Roman citizens were spared this dehumanizing form of execution. The Romans reserved crucifixion for slaves and others guilty of heinous crimes. It was a brutal way to die and it was the way Jesus died. The Romans did not invent crucifixion. They learned it from the Greeks. However, the Romans fine-tuned it. They devised ways to make it more painful so the victim would not die quickly but suffer many hours, sometimes days, before dying.

Metal spikes or nails were driven into the victim’s wrists to injure the main nerve to the hand and cause intense pain. Rupturing this nerve made it extremely painful for the victim to use his arms to push his body upward in a desperate effort to breathe. Another Roman tweaking of crucifixion involved the victim’s feet. They were raised up slightly, with the knees bent a little, before being nailed to the cross. This enabled the criminal to breathe a longer time by pushing himself upward on the cross, allowing the lungs to expand a little. The effort to breathe was rewarded by dreadful pain. Had the legs and feet been allowed to hang down unrestrained, death would have come more swiftly.

The pain of crucifixion was so terrible that a new word was coined to explain it: excruciating. In Latin, it means torture, as in crucifying, from the cross. Now, whenever we hear the word or use it, it can remind us of the death of Jesus. We must not neglect to remember that the pain Jesus endured by flagellation and by writhing on the cross was beyond agonizing. In other words, excruciating.

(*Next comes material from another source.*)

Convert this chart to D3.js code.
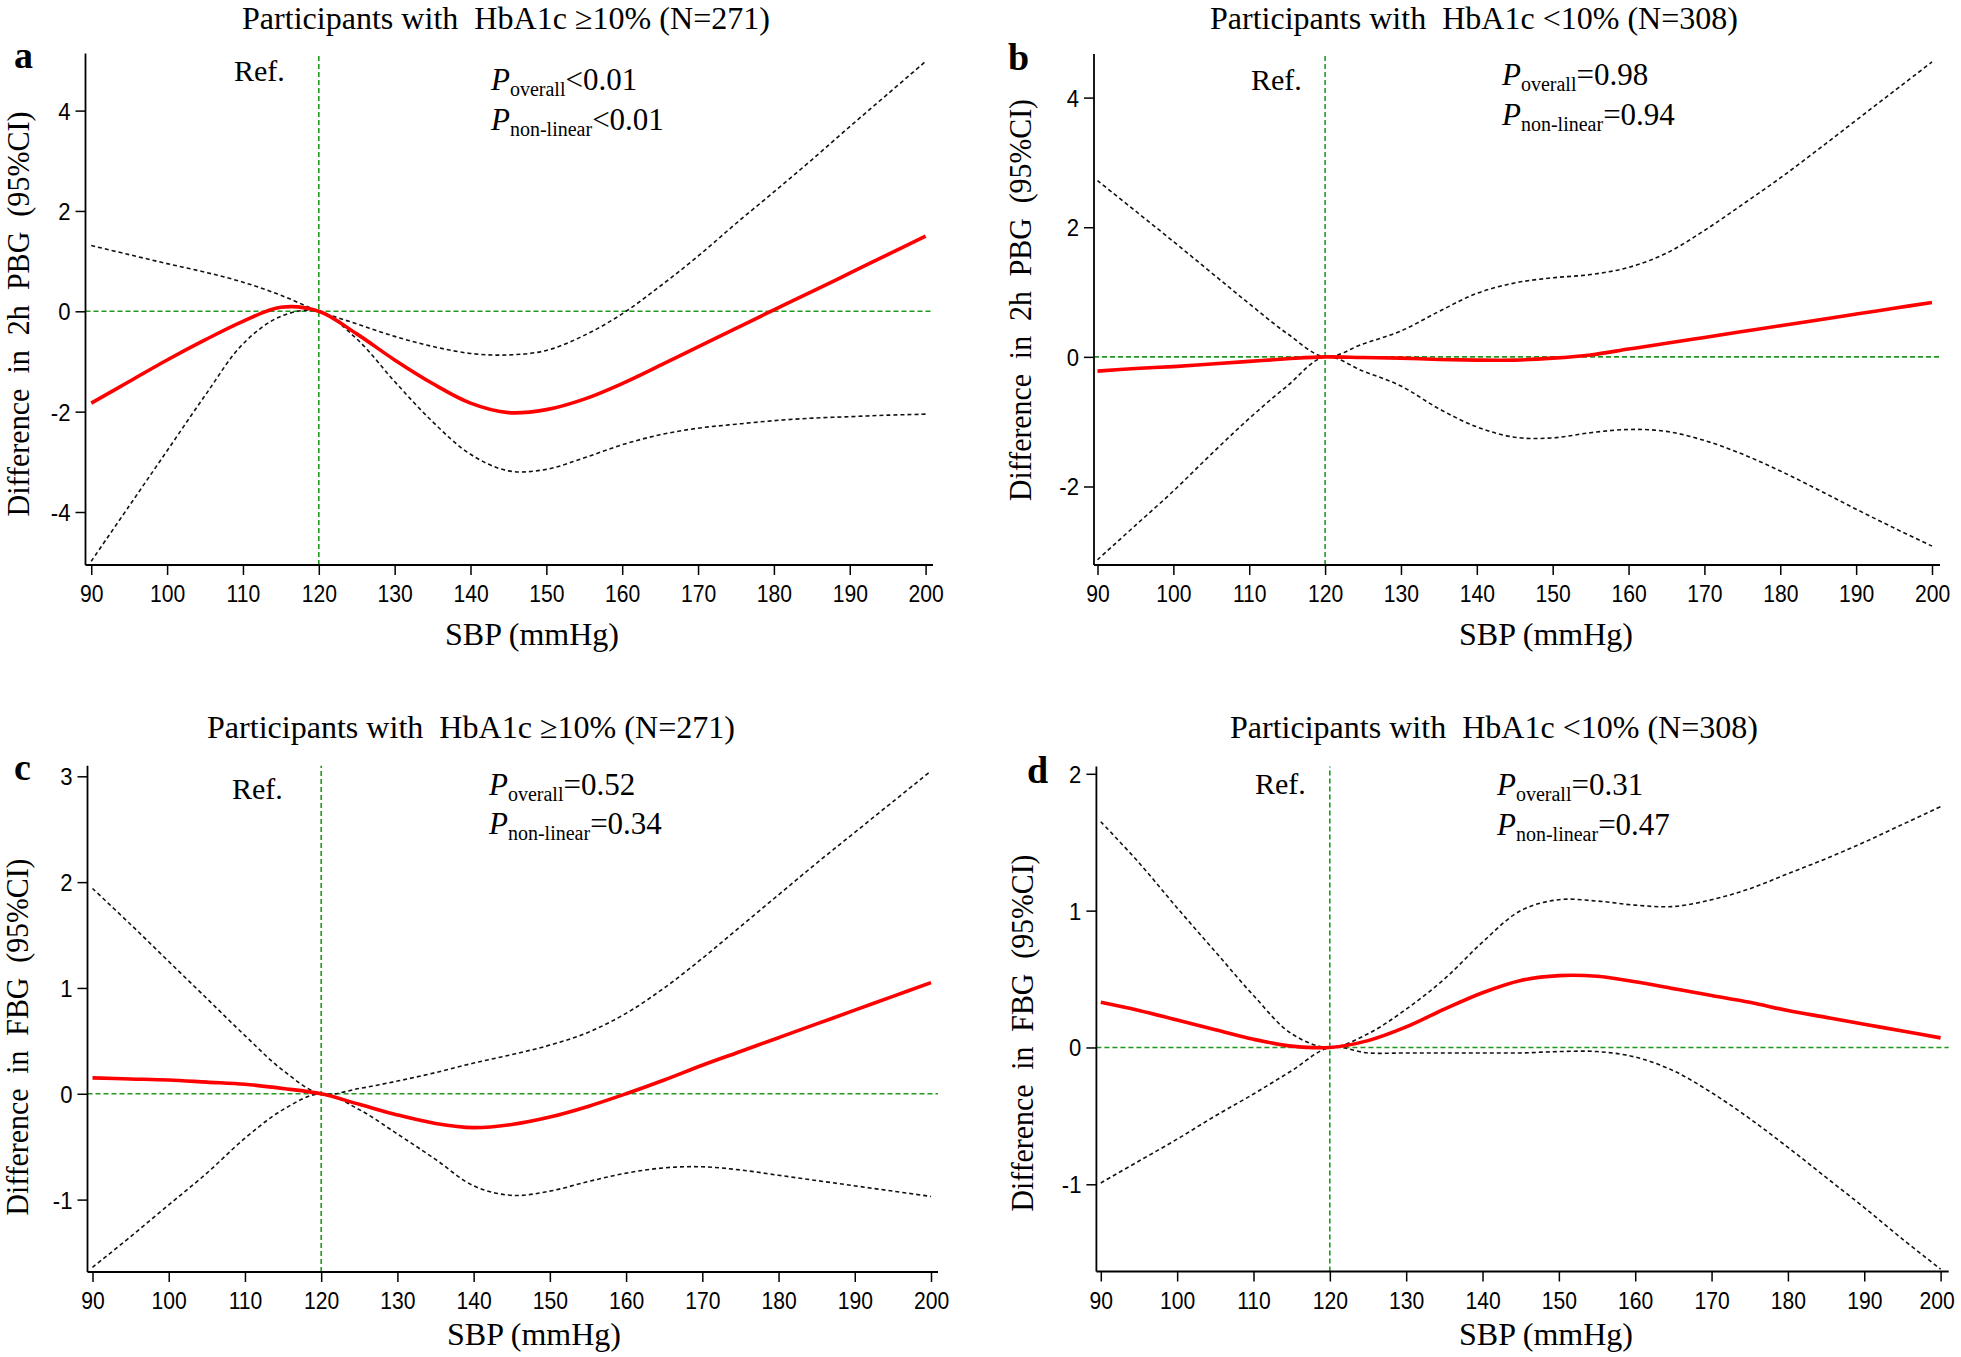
<!DOCTYPE html>
<html><head><meta charset="utf-8">
<script src="https://cdn.jsdelivr.net/npm/d3@7"></script>
<style>
html,body{margin:0;padding:0;background:#fff;}
svg{display:block;}
text{white-space:pre;}
</style></head>
<body>
<svg id="chart" width="1961" height="1357"></svg>
<script>
// ---------------- DATA ----------------
const sbp = [90,95,100,105,110,115,120,125,130,135,140,145,150,155,160,165,170,175,180,185,190,195,200];
const xTicks = [90,100,110,120,130,140,150,160,170,180,190,200];

// Panel a: 2h PBG, HbA1c >= 10%
const aEst   = [-1.83,-1.40,-0.97,-0.57,-0.20,0.08,0.00,-0.45,-0.97,-1.44,-1.83,-2.02,-1.96,-1.75,-1.44,-1.08,-0.71,-0.34,0.03,0.39,0.76,1.13,1.50];
const aLower = [-4.98,-3.88,-2.78,-1.68,-0.65,-0.10,0.00,-0.55,-1.40,-2.20,-2.85,-3.18,-3.15,-2.92,-2.66,-2.46,-2.33,-2.25,-2.18,-2.13,-2.10,-2.07,-2.05];
const aUpper = [1.31,1.13,0.95,0.78,0.58,0.32,0.00,-0.25,-0.50,-0.70,-0.84,-0.87,-0.78,-0.48,-0.05,0.50,1.10,1.75,2.38,3.02,3.68,4.33,4.98];
const aYTicks = [-4,-2,0,2,4];

// Panel b: 2h PBG, HbA1c < 10%
const bEst   = [-0.22,-0.18,-0.15,-0.11,-0.07,-0.03,0.00,-0.01,-0.02,-0.04,-0.05,-0.05,-0.02,0.03,0.12,0.21,0.30,0.39,0.48,0.57,0.66,0.75,0.84];
const bLower = [-3.13,-2.60,-2.07,-1.50,-0.95,-0.45,0.00,-0.22,-0.45,-0.80,-1.08,-1.24,-1.25,-1.17,-1.12,-1.15,-1.29,-1.50,-1.76,-2.05,-2.35,-2.64,-2.92];
const bUpper = [2.72,2.25,1.78,1.30,0.82,0.36,0.00,0.20,0.40,0.70,0.98,1.14,1.22,1.27,1.38,1.60,1.95,2.35,2.76,3.20,3.65,4.10,4.55];
const bYTicks = [-2,0,2,4];

// Panel c: FBG, HbA1c >= 10%
const cEst   = [0.15,0.14,0.13,0.11,0.09,0.05,0.00,-0.10,-0.20,-0.28,-0.32,-0.29,-0.22,-0.12,0.00,0.13,0.27,0.40,0.53,0.66,0.79,0.92,1.05];
const cLower = [-1.64,-1.35,-1.05,-0.75,-0.42,-0.15,0.00,-0.15,-0.38,-0.62,-0.87,-0.96,-0.92,-0.83,-0.75,-0.70,-0.69,-0.72,-0.77,-0.82,-0.87,-0.92,-0.97];
const cUpper = [1.94,1.60,1.25,0.90,0.55,0.22,0.00,0.05,0.12,0.20,0.29,0.37,0.46,0.58,0.76,1.00,1.28,1.58,1.88,2.18,2.47,2.76,3.05];
const cYTicks = [-1,0,1,2,3];

// Panel d: FBG, HbA1c < 10%
const dEst   = [0.33,0.27,0.20,0.13,0.06,0.01,0.00,0.05,0.15,0.28,0.40,0.49,0.525,0.52,0.48,0.43,0.38,0.33,0.27,0.22,0.17,0.12,0.07];
const dLower = [-0.99,-0.83,-0.67,-0.50,-0.34,-0.17,0.00,-0.04,-0.04,-0.04,-0.04,-0.04,-0.03,-0.03,-0.07,-0.17,-0.33,-0.52,-0.73,-0.95,-1.17,-1.40,-1.62];
const dUpper = [1.65,1.35,1.02,0.70,0.38,0.10,0.00,0.10,0.28,0.50,0.77,1.00,1.08,1.07,1.04,1.03,1.08,1.16,1.27,1.38,1.50,1.63,1.76];
const dYTicks = [-1,0,1,2];

const titles = ["Participants with  HbA1c \u226510% (N=271)","Participants with  HbA1c <10% (N=308)","Participants with  HbA1c \u226510% (N=271)","Participants with  HbA1c <10% (N=308)"];
const letters = ["a","b","c","d"];
const yLabels = ["Difference  in  2h  PBG  (95%CI)","Difference  in  2h  PBG  (95%CI)","Difference  in  FBG  (95%CI)","Difference  in  FBG  (95%CI)"];
const pOverall = ["<0.01","=0.98","=0.52","=0.31"];
const pNonLinear = ["<0.01","=0.94","=0.34","=0.47"];
const xLabel = "SBP (mmHg)";

// ---------------- LAYOUT ----------------
const layouts = [
  {axisX:85.5, x0:91.25, x1:925.6, xEnd:933, yBottom:565, yTop:53.5, yv:[4,-4], yp:[110.6,512],
   title:[506,29], letter:[14,68], ref:[234,81], px:491, prow:[90,130], ylab:[18,314], xlab:[532,645], ylabLen:405},
  {axisX:1094, x0:1097.5, x1:1932, xEnd:1940, yBottom:565, yTop:54, yv:[4,-2], yp:[97.6,486.5],
   title:[1474,29], letter:[1008,70], ref:[1251,90], px:1502, prow:[85,125], ylab:[1020,300], xlab:[1546,645], ylabLen:402},
  {axisX:87.5, x0:92.5, x1:931, xEnd:938, yBottom:1272, yTop:765.7, yv:[3,-1], yp:[776.3,1199.6],
   title:[471,738], letter:[14,780], ref:[232,799], px:489, prow:[795,834], ylab:[17,1037], xlab:[534,1345], ylabLen:357},
  {axisX:1096.4, x0:1100.8, x1:1940.6, xEnd:1948.7, yBottom:1271.5, yTop:766.6, yv:[2,-1], yp:[773.8,1184.3],
   title:[1494,738], letter:[1027,783], ref:[1255,794], px:1497, prow:[795,835], ylab:[1022,1033], xlab:[1546,1345], ylabLen:357, lastDx:-4}
];
const series = [
  {est:aEst, lo:aLower, hi:aUpper, yt:aYTicks},
  {est:bEst, lo:bLower, hi:bUpper, yt:bYTicks},
  {est:cEst, lo:cLower, hi:cUpper, yt:cYTicks},
  {est:dEst, lo:dLower, hi:dUpper, yt:dYTicks}
];

const svg = d3.select("#chart");
const SERIF = "'Liberation Serif','Times New Roman',Times,serif";
const SANS = "'Liberation Sans',Arial,Helvetica,sans-serif";
const GREEN = "#1f9a1f";

function condense(sel, f) {
  sel.each(function() {
    const w = this.getComputedTextLength();
    d3.select(this).attr("textLength", w * f).attr("lengthAdjust", "spacingAndGlyphs");
  });
}

layouts.forEach((L, i) => {
  const S = series[i];
  const g = svg.append("g");
  const x = d3.scaleLinear().domain([90,200]).range([L.x0, L.x1]);
  const y = d3.scaleLinear().domain(L.yv).range(L.yp);
  const xMin = x.invert(L.axisX), xMax = x.invert(L.xEnd);
  const yMin = y.invert(L.yBottom), yMax = y.invert(L.yTop);

  // reference lines
  g.append("line").attr("x1", x(xMin)).attr("x2", x(xMax)).attr("y1", y(0)).attr("y2", y(0))
    .attr("stroke", GREEN).attr("stroke-width", 1.6).attr("stroke-dasharray", "5,3");
  g.append("line").attr("x1", x(120)).attr("x2", x(120)).attr("y1", y(yMin)).attr("y2", y(yMax))
    .attr("stroke", GREEN).attr("stroke-width", 1.6).attr("stroke-dasharray", "5,3");

  const line = d3.line().x((d, k) => x(sbp[k])).y(d => y(d)).curve(d3.curveCatmullRom.alpha(0.5));
  [S.lo, S.hi].forEach(arr => {
    g.append("path").attr("d", line(arr)).attr("fill", "none").attr("stroke", "#111")
      .attr("stroke-width", 1.6).attr("stroke-dasharray", "4,3");
  });
  g.append("path").attr("d", line(S.est)).attr("fill", "none").attr("stroke", "#ff0000")
    .attr("stroke-width", 3.6).attr("stroke-linejoin", "round");

  // axes
  const fmt = d => String(d);
  const xAxis = d3.axisBottom(x).tickValues(xTicks).tickSize(10).tickSizeOuter(0).tickFormat(fmt);
  const gx = g.append("g").attr("transform", `translate(0,${L.yBottom})`).call(xAxis);
  gx.select(".domain").attr("d", `M${x(xMin)},0H${x(xMax)}`).attr("stroke", "#000").attr("stroke-width", 1.8);
  gx.selectAll(".tick line").attr("stroke", "#000").attr("stroke-width", 1.5);
  gx.selectAll(".tick text").attr("font-family", SANS).attr("font-size", 24).attr("fill", "#000")
    .attr("y", 37).attr("dy", 0).call(condense, 0.88);
  if (L.lastDx) gx.selectAll(".tick text").filter(d => d === 200).attr("dx", L.lastDx);

  const yAxis = d3.axisLeft(y).tickValues(S.yt).tickSize(10).tickSizeOuter(0).tickFormat(fmt);
  const gy = g.append("g").attr("transform", `translate(${L.axisX},0)`).call(yAxis);
  gy.select(".domain").attr("d", `M0,${y(yMin)}V${y(yMax)}`).attr("stroke", "#000").attr("stroke-width", 1.8);
  gy.selectAll(".tick line").attr("stroke", "#000").attr("stroke-width", 1.5);
  gy.selectAll(".tick text").attr("font-family", SANS).attr("font-size", 24).attr("fill", "#000")
    .attr("x", -15).attr("dy", "0.35em").call(condense, 0.92);

  // texts
  g.append("text").attr("x", L.title[0]).attr("y", L.title[1]).attr("text-anchor", "middle")
    .attr("font-family", SERIF).attr("font-size", 32).attr("textLength", 528).attr("lengthAdjust", "spacingAndGlyphs")
    .text(titles[i]);
  g.append("text").attr("x", L.letter[0]).attr("y", L.letter[1]).attr("font-family", SERIF)
    .attr("font-weight", "bold").attr("font-size", 38).text(letters[i]);
  g.append("text").attr("x", L.ref[0]).attr("y", L.ref[1]).attr("font-family", SERIF)
    .attr("font-size", 30).text("Ref.");

  [[ "overall", pOverall[i] ], [ "non-linear", pNonLinear[i] ]].forEach((p, r) => {
    const t = g.append("text").attr("x", L.px).attr("y", L.prow[r]).attr("font-family", SERIF).attr("font-size", 31);
    t.append("tspan").attr("font-style", "italic").text("P");
    t.append("tspan").attr("font-size", 20).attr("dy", 6).text(p[0]);
    t.append("tspan").attr("dy", -6).text(p[1]);
  });

  g.append("text").attr("transform", `translate(${L.ylab[0]},${L.ylab[1]}) rotate(-90)`)
    .attr("text-anchor", "middle").attr("dy", "0.35em").attr("font-family", SERIF)
    .attr("font-size", 32).attr("textLength", L.ylabLen).attr("lengthAdjust", "spacingAndGlyphs")
    .text(yLabels[i]);
  g.append("text").attr("x", L.xlab[0]).attr("y", L.xlab[1]).attr("text-anchor", "middle")
    .attr("font-family", SERIF).attr("font-size", 32).text(xLabel);
});
</script>
</body></html>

As we move through Lent, we can strengthen our faith by reflecting on the gruesome details that John left out when he said, “They crucified him.” Embrace the truth that Jesus was crucified for your sins. Say aloud to yourself: Jesus was crucified for my sins. He died for me — so that I could be saved from my sins and receive the gift of eternal life. For me, for me, he bled and died that cruel death.

Take time to pray. Praise Him. Tell Him you love Him. Give thanks to the One who suffered unbearable pain so that you could enter and live in the Kingdom of God. Wrap your mind around the most awful fact in human history — God suffering and dying on a cross out of love for his creation. There on that cross God was offering Jesus, the Lamb of God, to be sacrificed on the altar of sin so that the world might be reconciled to God.

Finally, as you reflect on the crucifixion, remember that though Jesus died for you, and was buried in a borrowed tomb, God raised Him from the dead and He is now alive, the King of Kings and Lord of Lords. You can ask Him to help you find ways to express your gratitude for the sacrifice He made for you on that cruel cross. Listen carefully. I think you will hear Him saying, “Love God. Love your neighbor. Love your enemies. Love everyone.”